(Code that draws figures)
● ● ● ●
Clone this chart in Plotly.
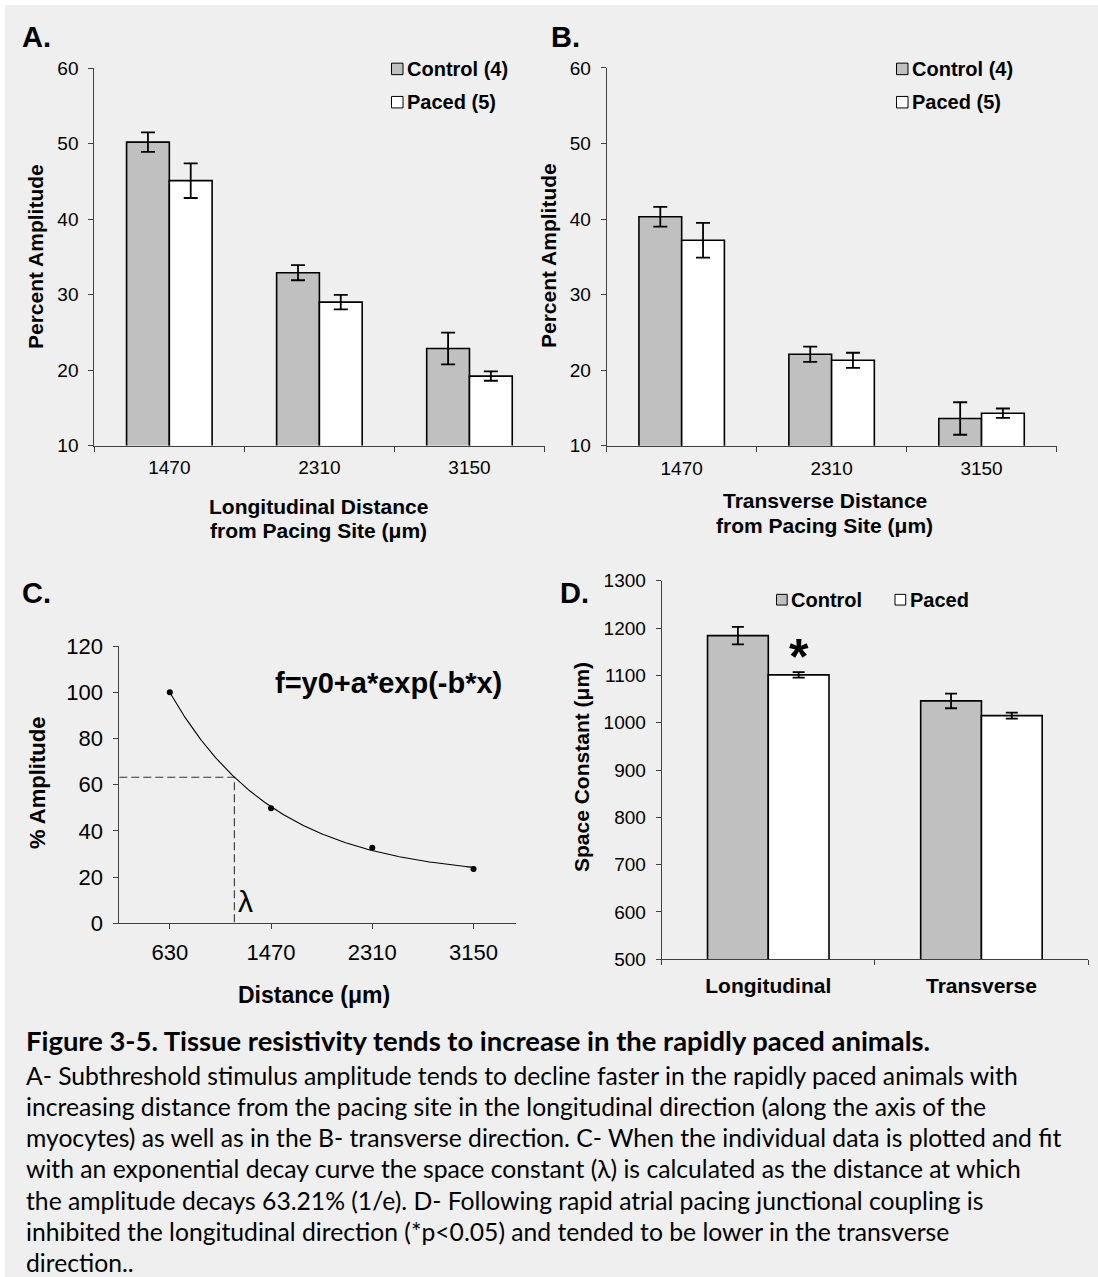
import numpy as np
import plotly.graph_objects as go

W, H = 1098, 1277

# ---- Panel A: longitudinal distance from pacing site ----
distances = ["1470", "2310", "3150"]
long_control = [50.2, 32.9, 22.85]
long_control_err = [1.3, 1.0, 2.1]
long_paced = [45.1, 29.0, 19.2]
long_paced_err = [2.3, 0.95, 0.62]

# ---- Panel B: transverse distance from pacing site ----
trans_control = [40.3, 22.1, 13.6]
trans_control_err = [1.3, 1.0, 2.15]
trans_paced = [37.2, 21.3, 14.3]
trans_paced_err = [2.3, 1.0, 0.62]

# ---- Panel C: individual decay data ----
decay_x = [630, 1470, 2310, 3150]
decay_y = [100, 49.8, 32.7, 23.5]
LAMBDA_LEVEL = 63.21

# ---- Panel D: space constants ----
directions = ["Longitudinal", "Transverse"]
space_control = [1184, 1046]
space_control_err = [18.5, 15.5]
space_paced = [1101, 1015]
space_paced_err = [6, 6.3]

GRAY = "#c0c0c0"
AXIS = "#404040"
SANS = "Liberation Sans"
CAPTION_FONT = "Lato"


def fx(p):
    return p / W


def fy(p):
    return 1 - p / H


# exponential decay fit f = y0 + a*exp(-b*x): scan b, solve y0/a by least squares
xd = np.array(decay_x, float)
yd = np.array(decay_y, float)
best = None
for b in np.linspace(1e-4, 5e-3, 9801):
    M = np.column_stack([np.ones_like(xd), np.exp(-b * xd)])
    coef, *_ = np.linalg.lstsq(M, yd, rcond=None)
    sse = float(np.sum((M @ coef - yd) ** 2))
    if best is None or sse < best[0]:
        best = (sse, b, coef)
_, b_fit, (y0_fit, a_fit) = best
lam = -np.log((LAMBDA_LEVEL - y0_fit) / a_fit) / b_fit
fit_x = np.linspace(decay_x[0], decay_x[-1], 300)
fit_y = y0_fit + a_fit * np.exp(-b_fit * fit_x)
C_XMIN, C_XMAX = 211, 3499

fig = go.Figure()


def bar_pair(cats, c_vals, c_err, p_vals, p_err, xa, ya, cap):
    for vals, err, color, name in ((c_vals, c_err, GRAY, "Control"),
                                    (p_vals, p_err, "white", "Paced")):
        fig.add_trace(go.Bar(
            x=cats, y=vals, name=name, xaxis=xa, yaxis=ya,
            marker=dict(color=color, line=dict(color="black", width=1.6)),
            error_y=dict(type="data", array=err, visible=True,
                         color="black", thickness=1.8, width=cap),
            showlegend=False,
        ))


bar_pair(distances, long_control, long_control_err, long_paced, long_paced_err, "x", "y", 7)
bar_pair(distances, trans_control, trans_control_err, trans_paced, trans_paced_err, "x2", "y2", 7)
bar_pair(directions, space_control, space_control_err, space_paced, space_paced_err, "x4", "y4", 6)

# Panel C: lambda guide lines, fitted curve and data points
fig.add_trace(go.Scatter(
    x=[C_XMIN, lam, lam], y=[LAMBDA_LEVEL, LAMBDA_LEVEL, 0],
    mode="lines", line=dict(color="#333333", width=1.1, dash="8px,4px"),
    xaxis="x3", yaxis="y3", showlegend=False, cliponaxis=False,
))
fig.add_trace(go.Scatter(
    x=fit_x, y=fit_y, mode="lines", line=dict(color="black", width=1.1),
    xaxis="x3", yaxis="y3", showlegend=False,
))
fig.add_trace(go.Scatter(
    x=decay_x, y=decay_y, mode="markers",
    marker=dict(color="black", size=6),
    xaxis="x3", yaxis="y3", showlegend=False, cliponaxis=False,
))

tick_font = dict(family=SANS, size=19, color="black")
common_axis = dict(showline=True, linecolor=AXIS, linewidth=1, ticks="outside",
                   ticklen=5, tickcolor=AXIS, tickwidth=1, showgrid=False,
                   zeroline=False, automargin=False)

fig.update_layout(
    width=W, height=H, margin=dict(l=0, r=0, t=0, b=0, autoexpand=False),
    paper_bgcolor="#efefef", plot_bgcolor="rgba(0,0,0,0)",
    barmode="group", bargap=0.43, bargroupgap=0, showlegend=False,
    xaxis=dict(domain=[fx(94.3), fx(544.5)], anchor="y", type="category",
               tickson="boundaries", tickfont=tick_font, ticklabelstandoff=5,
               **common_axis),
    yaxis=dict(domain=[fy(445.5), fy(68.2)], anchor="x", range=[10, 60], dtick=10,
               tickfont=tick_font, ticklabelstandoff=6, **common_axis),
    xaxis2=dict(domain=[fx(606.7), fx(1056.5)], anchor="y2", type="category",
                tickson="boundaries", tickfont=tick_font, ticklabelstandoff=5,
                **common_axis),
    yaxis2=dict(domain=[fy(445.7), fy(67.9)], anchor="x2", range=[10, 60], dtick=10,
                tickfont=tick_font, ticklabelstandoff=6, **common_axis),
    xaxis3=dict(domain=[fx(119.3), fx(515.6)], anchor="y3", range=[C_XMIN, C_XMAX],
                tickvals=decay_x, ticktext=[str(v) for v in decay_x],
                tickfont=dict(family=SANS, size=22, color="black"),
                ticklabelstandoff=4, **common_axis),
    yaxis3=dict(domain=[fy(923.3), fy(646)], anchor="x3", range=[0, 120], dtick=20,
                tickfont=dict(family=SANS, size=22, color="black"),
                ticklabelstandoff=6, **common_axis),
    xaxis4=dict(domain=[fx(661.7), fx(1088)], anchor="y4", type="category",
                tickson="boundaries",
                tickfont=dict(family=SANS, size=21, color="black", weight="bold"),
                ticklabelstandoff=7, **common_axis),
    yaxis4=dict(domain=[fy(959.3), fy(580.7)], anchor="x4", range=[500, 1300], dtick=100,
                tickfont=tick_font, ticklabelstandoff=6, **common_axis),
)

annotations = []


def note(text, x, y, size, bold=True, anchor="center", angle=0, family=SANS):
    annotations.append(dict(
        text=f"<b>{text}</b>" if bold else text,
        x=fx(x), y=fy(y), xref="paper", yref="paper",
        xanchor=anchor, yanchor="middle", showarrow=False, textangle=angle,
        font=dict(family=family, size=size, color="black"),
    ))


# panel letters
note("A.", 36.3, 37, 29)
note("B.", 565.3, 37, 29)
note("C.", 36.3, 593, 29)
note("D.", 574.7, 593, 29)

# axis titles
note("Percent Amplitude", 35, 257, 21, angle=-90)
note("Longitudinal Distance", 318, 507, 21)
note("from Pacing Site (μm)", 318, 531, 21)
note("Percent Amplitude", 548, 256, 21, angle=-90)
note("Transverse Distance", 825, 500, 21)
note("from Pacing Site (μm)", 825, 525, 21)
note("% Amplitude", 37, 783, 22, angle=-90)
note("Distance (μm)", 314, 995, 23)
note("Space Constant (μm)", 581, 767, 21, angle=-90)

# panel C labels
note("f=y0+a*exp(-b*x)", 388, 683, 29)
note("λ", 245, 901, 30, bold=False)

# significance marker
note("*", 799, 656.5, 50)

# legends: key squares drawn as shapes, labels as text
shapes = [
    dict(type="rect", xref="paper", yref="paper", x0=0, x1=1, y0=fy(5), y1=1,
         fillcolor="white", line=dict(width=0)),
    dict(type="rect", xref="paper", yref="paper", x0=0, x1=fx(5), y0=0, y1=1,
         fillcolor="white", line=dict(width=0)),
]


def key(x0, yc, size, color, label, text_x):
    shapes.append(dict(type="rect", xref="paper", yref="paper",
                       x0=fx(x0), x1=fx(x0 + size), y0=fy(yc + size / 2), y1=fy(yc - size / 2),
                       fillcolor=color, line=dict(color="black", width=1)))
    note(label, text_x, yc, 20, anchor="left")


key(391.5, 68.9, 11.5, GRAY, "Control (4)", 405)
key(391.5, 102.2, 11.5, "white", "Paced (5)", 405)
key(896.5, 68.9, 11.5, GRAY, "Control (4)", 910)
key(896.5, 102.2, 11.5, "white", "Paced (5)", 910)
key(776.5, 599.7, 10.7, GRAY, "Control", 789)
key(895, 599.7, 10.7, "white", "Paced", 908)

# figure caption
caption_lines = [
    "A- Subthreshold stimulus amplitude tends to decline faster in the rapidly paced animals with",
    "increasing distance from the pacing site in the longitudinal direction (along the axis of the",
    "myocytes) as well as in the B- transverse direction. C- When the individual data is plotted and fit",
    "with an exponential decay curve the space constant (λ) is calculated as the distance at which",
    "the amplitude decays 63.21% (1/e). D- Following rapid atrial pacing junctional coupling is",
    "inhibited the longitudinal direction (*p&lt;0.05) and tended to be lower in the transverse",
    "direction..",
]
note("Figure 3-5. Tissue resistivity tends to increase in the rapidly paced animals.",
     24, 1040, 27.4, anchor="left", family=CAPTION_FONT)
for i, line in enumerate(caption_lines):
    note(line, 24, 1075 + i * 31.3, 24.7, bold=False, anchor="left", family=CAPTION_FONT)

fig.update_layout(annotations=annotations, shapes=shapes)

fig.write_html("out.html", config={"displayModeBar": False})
● ● ● ●
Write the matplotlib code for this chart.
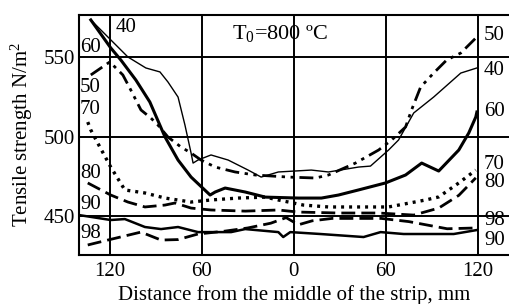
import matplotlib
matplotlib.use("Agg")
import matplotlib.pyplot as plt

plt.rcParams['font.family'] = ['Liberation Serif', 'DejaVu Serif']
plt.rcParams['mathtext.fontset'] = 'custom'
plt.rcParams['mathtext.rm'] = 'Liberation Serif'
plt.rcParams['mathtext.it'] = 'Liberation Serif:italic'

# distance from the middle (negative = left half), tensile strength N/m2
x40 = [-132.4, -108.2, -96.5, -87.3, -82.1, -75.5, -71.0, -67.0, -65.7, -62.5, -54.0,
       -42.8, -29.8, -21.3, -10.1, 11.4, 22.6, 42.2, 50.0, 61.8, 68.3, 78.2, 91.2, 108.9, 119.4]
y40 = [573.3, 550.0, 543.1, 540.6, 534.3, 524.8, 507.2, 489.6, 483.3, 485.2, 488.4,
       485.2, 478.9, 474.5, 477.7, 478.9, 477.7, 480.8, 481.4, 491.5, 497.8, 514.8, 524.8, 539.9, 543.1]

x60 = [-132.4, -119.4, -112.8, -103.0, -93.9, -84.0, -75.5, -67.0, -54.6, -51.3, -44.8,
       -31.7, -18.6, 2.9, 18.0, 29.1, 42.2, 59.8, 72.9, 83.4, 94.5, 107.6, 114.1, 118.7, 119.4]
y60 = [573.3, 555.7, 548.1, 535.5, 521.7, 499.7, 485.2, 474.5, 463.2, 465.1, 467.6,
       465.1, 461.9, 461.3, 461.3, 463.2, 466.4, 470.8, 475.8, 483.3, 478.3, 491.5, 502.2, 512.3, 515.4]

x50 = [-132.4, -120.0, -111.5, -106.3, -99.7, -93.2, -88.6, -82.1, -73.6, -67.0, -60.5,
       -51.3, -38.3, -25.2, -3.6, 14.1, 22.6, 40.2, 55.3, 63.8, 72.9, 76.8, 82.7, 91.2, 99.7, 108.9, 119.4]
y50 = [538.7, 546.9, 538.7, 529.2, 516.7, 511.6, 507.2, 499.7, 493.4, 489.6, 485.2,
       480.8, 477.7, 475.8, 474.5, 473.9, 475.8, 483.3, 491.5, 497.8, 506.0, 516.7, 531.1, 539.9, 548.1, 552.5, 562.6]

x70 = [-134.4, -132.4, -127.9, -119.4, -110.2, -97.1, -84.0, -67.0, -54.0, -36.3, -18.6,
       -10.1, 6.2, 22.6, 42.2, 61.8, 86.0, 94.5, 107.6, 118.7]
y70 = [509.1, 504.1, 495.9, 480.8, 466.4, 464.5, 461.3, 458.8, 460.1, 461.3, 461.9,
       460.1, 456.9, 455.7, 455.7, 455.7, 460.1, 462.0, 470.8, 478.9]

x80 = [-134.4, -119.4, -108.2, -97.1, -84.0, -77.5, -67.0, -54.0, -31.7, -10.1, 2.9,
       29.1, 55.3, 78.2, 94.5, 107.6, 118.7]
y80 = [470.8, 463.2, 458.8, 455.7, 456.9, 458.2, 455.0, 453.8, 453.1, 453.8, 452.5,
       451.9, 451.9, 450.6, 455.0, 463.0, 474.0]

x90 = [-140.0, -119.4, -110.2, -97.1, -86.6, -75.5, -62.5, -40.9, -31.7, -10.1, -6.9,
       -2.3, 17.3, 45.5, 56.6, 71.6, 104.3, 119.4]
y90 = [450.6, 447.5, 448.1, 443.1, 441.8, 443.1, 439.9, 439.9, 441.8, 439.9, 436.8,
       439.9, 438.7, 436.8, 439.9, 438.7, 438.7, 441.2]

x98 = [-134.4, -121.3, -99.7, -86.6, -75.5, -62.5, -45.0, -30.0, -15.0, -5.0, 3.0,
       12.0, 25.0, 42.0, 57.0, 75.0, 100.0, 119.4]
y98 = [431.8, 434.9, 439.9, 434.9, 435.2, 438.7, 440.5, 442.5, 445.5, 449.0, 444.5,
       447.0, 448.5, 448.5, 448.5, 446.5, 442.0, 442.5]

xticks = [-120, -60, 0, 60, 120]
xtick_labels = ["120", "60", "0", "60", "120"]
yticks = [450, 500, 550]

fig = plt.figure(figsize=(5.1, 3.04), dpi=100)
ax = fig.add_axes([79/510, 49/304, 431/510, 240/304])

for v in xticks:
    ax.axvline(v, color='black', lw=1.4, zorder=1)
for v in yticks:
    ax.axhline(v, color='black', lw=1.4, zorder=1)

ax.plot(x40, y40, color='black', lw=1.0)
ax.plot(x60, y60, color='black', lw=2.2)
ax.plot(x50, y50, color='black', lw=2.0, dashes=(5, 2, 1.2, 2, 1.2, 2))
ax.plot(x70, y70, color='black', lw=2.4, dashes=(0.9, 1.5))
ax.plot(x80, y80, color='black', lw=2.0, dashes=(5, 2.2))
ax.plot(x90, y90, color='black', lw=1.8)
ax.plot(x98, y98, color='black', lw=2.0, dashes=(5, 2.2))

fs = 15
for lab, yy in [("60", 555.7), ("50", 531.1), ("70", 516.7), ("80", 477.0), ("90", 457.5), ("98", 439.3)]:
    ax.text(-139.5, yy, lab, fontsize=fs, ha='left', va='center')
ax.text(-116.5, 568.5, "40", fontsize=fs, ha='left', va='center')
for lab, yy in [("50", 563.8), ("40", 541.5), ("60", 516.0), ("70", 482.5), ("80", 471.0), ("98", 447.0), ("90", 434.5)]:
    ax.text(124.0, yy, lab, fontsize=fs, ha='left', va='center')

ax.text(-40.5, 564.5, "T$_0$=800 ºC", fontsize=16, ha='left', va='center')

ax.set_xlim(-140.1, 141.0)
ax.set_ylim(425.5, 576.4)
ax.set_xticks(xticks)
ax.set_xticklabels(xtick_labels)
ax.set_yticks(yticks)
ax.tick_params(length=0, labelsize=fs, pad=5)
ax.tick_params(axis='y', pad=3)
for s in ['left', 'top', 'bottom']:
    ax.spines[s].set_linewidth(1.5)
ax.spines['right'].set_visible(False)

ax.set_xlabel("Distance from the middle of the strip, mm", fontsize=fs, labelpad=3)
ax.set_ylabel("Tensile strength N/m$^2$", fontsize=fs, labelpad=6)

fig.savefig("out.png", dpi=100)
● ● ● ●
▸ **Task to carry out**
Print the line above containing "Write the matplotlib code for this chart.", the line containing "524.8, 539.9, 543.1]", and everything between them, exactly as written. Pictures stay out.

▸ **Solution**
Write the matplotlib code for this chart.
import matplotlib
matplotlib.use("Agg")
import matplotlib.pyplot as plt

plt.rcParams['font.family'] = ['Liberation Serif', 'DejaVu Serif']
plt.rcParams['mathtext.fontset'] = 'custom'
plt.rcParams['mathtext.rm'] = 'Liberation Serif'
plt.rcParams['mathtext.it'] = 'Liberation Serif:italic'

# distance from the middle (negative = left half), tensile strength N/m2
x40 = [-132.4, -108.2, -96.5, -87.3, -82.1, -75.5, -71.0, -67.0, -65.7, -62.5, -54.0,
       -42.8, -29.8, -21.3, -10.1, 11.4, 22.6, 42.2, 50.0, 61.8, 68.3, 78.2, 91.2, 108.9, 119.4]
y40 = [573.3, 550.0, 543.1, 540.6, 534.3, 524.8, 507.2, 489.6, 483.3, 485.2, 488.4,
       485.2, 478.9, 474.5, 477.7, 478.9, 477.7, 480.8, 481.4, 491.5, 497.8, 514.8, 524.8, 539.9, 543.1]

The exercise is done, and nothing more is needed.